Not all of this is unique to Scotland. This is after all the era of zombie politics and zombie capitalism, anti-social individualism, and the myth of the sovereign self. All of this produces numerous paradoxes: the age of the self producing in many a feeling of an inner vacuum, then filled by consumerism and other distractions, raising the dilemma of how can we truly know ourselves? In a culture of noise with a lack of spiritual furniture (to use a phrase from the Australian writer Richard Eckersley) and less rootedness, the appeal of mindfulness and other forms of reflection, are easy to understand.
The answers to all of the above aren’t obvious or straightforward. To put it mildly that isn’t a good state of affairs for anyone. Think of the person I spoke of earlier trying their best to write an important document, do their best, and do their best for others. This isn’t a good place for them, for the work, or for us a country, and the even more critical point is that this is a story which could be told and retold again and again across different areas where people pause, have a sense of foreboding and self-censorship. Literally such a culture is damaging all of us and limiting our possibilities as people and a nation.
It would help if we could talk about the specific Scottish experience in this. We have had a sense of powerlessness for long parts of our history and a pronounced problematic masculinity both of which have restricted the parameters, voices and style of what we have been able to talk about.
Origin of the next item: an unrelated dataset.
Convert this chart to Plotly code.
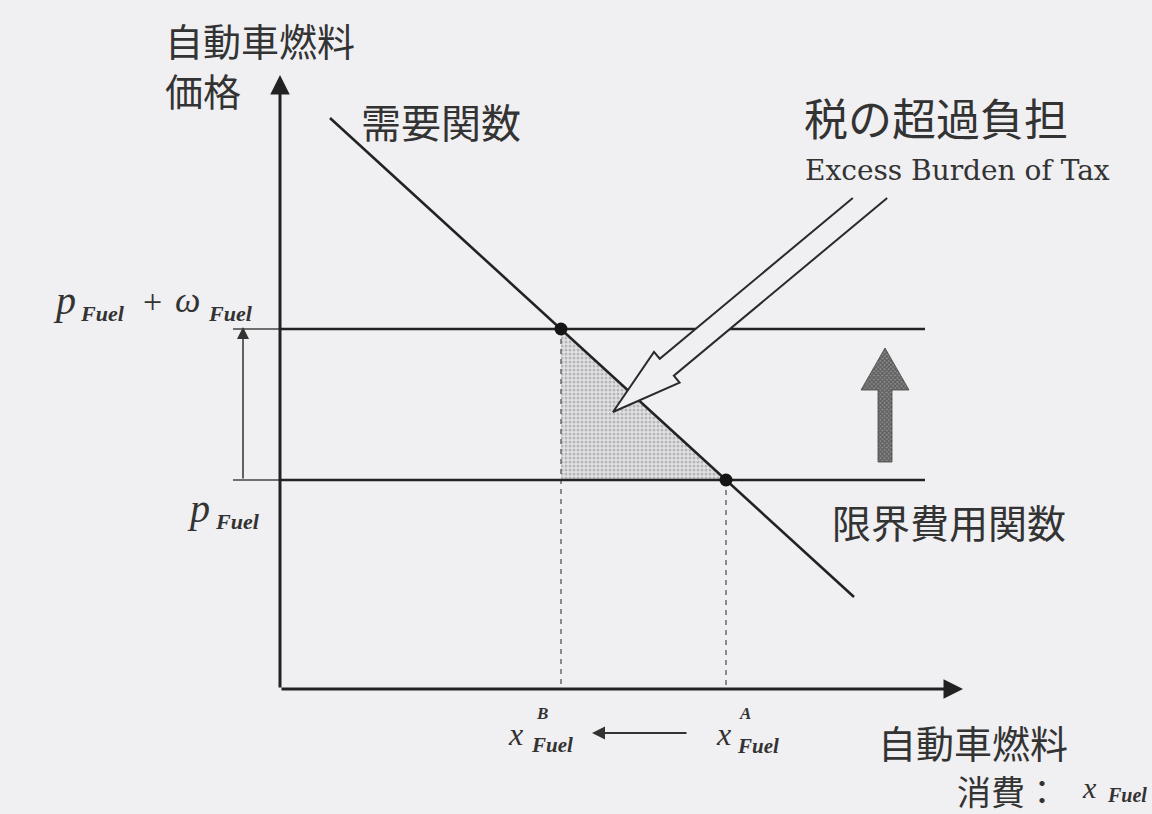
import numpy as np
import plotly.graph_objects as go

# ---------------- diagram values (price / quantity units) ----------------
price_labels = ["p_Fuel", "p_Fuel + w_Fuel"]
price_levels = [2.09, 3.60]            # p_Fuel, p_Fuel + ω_Fuel
quantity_labels = ["x^B_Fuel", "x^A_Fuel"]
quantities = [2.81, 4.46]              # x^B_Fuel (after tax), x^A_Fuel (before tax)
demand_x = [0.50, 5.74]                # demand function end points
demand_y = [5.71, 0.92]
mc_x = [0.0, 6.45]                     # marginal cost lines span
axis_x_max = 6.83
axis_y_max = 6.14
burden_arrow_tail = [5.90, 4.91]       # hollow arrow pointing at the triangle
burden_arrow_tip = [3.33, 2.77]
tax_arrow_x = 6.05                     # hatched "tax raises price" arrow
tax_arrow_y = [2.27, 3.41]

BG = "#f0eff2"
INK = "#222222"
TXT = "#333333"
JP = "Noto Sans CJK JP"
SERIF = "Liberation Serif"

# helpers converting picture layout positions to diagram units (labels only)
def X(px):
    return (px - 280) / 100.0

def Y(py):
    return (689 - py) / 100.0

fig = go.Figure()

p_lo, p_hi = price_levels
x_b, x_a = quantities

# excess-burden triangle (dotted pattern)
fig.add_trace(go.Scatter(
    x=[x_b, x_b, x_a, x_b], y=[p_hi, p_lo, p_lo, p_hi],
    mode="lines", fill="toself", line=dict(width=0),
    fillcolor="rgba(0,0,0,0)",
    fillpattern=dict(shape=".", size=4, solidity=0.45, fgcolor="#8a8a8a", bgcolor="#e2e1e4"),
    hoverinfo="skip", showlegend=False))

# dashed guides
for q, p in zip(quantities, [p_hi, p_lo]):
    fig.add_trace(go.Scatter(x=[q, q], y=[p, 0], mode="lines",
                             line=dict(color="#555", width=1.3, dash="5px,5px"),
                             hoverinfo="skip", showlegend=False))

# price lines (thin stub left of axis, thick right of axis)
for p in price_levels:
    fig.add_trace(go.Scatter(x=[X(233), 0], y=[p, p], mode="lines",
                             line=dict(color="#444", width=1.3),
                             hoverinfo="skip", showlegend=False))
    fig.add_trace(go.Scatter(x=mc_x, y=[p, p], mode="lines",
                             line=dict(color=INK, width=2.6),
                             hoverinfo="skip", showlegend=False))

# demand line
fig.add_trace(go.Scatter(x=demand_x, y=demand_y, mode="lines",
                         line=dict(color=INK, width=2.6),
                         hoverinfo="skip", showlegend=False))

# equilibrium dots
fig.add_trace(go.Scatter(x=[x_b, x_a], y=[p_hi, p_lo], mode="markers",
                         marker=dict(color="#151515", size=13),
                         hoverinfo="skip", showlegend=False))

# hollow arrow (excess burden)
tail = np.array(burden_arrow_tail)
tip = np.array(burden_arrow_tip)
u = (tip - tail) / np.linalg.norm(tip - tail)
n = np.array([u[1], -u[0]])
hs, hh, hl = 0.11, 0.20, 0.70
base = tip - u * hl

def on_tail(p0):
    s = (p0[1] - tail[1]) / u[1]
    return p0 - u * s

neckL, neckR = base + n * hs, base - n * hs
barbL, barbR = base + n * hh, base - n * hh
tailL, tailR = on_tail(neckL), on_tail(neckR)
poly = [tailL, neckL, barbL, tip, barbR, neckR, tailR]
px_ = [p[0] for p in poly]
py_ = [p[1] for p in poly]
fig.add_trace(go.Scatter(x=px_ + [px_[0]], y=py_ + [py_[0]], mode="lines", fill="toself",
                         fillcolor=BG, line=dict(width=0),
                         hoverinfo="skip", showlegend=False))
fig.add_trace(go.Scatter(x=px_, y=py_, mode="lines",
                         line=dict(color="#2a2a2a", width=2),
                         hoverinfo="skip", showlegend=False))

# hatched upward arrow
ty0, ytip = tax_arrow_y
yb = Y(390)
ths, thh = 0.07, 0.24
tx = [tax_arrow_x - ths, tax_arrow_x - ths, tax_arrow_x - thh, tax_arrow_x,
      tax_arrow_x + thh, tax_arrow_x + ths, tax_arrow_x + ths, tax_arrow_x - ths]
tyv = [ty0, yb, yb, ytip, yb, yb, ty0, ty0]
fig.add_trace(go.Scatter(x=tx, y=tyv, mode="lines", fill="toself",
                         fillcolor="#666",
                         fillpattern=dict(shape="x", size=3, solidity=0.6, fgcolor="#2a2a2a", bgcolor="#8c8c8c"),
                         line=dict(color="#444", width=0.8),
                         hoverinfo="skip", showlegend=False))

anns = []

def arrow(x, y, ax, ay, width, size, color=INK):
    anns.append(dict(x=x, y=y, ax=ax, ay=ay, xref="x", yref="y", axref="x", ayref="y",
                     text="", showarrow=True, arrowhead=2, arrowsize=size,
                     arrowwidth=width, arrowcolor=color, standoff=0, startstandoff=0))

# axes
arrow(0, axis_y_max, 0, 0, 3, 1.3)
arrow(axis_x_max, 0, 0, 0, 3, 1.3)
# tax-wedge arrow on the left
arrow(X(243), p_hi + 0.02, X(243), p_lo, 1.5, 1.6, "#333")
# quantity change arrow
arrow(X(592), Y(733), X(688), Y(733), 2, 1.3, "#333")

def text(s, px, py, size, font=JP, xanchor="left", yanchor="middle", color=TXT, align="left"):
    anns.append(dict(x=X(px), y=Y(py), xref="x", yref="y", text=s, showarrow=False,
                     xanchor=xanchor, yanchor=yanchor, align=align, borderpad=0,
                     font=dict(family=font, size=size, color=color)))

text("自動車燃料", 164, 39, 38)
text("価格", 164, 89, 38)
text("需要関数", 360, 121, 40)
text("税の超過負担", 803, 117, 44)
text("Excess Burden of Tax", 804, 170, 28, font="DejaVu Serif")
text("限界費用関数", 831, 521, 39)
text("自動車燃料", 877, 741, 38)
text("消費：", 956, 790, 34)
text("<i>x</i>", 1081, 787, 30, font=SERIF)
text("<b><i>Fuel</i></b>", 1106, 795, 20, font=SERIF)

text("<i>p</i>", 52, 300, 40, font=SERIF)
text("<b><i>Fuel</i></b>", 79, 313, 22, font=SERIF)
text("+", 142, 301, 34, font=SERIF)
text("<i>ω</i>", 174, 300, 36, font=SERIF)
text("<b><i>Fuel</i></b>", 207, 313, 22, font=SERIF)

text("<i>p</i>", 186, 508, 40, font=SERIF)
text("<b><i>Fuel</i></b>", 214, 521, 22, font=SERIF)

text("<i>x</i>", 507, 734, 32, font=SERIF)
text("<b><i>B</i></b>", 535, 713, 17, font=SERIF)
text("<b><i>Fuel</i></b>", 530, 745, 21, font=SERIF)

text("<i>x</i>", 715, 734, 32, font=SERIF)
text("<b><i>A</i></b>", 738, 713, 17, font=SERIF)
text("<b><i>Fuel</i></b>", 736, 746, 21, font=SERIF)

fig.update_layout(
    width=1152, height=814, autosize=False,
    margin=dict(l=0, r=0, t=0, b=0),
    paper_bgcolor=BG, plot_bgcolor=BG,
    xaxis=dict(range=[X(0), X(1152)], visible=False, fixedrange=True),
    yaxis=dict(range=[Y(814), Y(0)], visible=False, fixedrange=True),
    annotations=anns, showlegend=False,
)

fig.write_html(
    "out.html",
    config={"displayModeBar": False},
    post_script="document.body.style.margin='0px';document.body.style.padding='0px';"
                "document.body.style.overflow='hidden';"
                "document.body.style.background='" + BG + "';",
)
‘Anger is an energy’ stated the old Public Image Limited song, but on its own it doesn’t translate into change. Instead, we have to realise its limits and the shortcomings of the world of indignation, fury, and continual rage. If we don’t, then those with the loudest, most siren voices triumph, and that is the sort of world which produces the politics of Trump and Putin and potentially in the future even more dangerous authoritarians. Gentleness isn’t an added luxury, but a central component of how we should aspire and aim to deal with each other.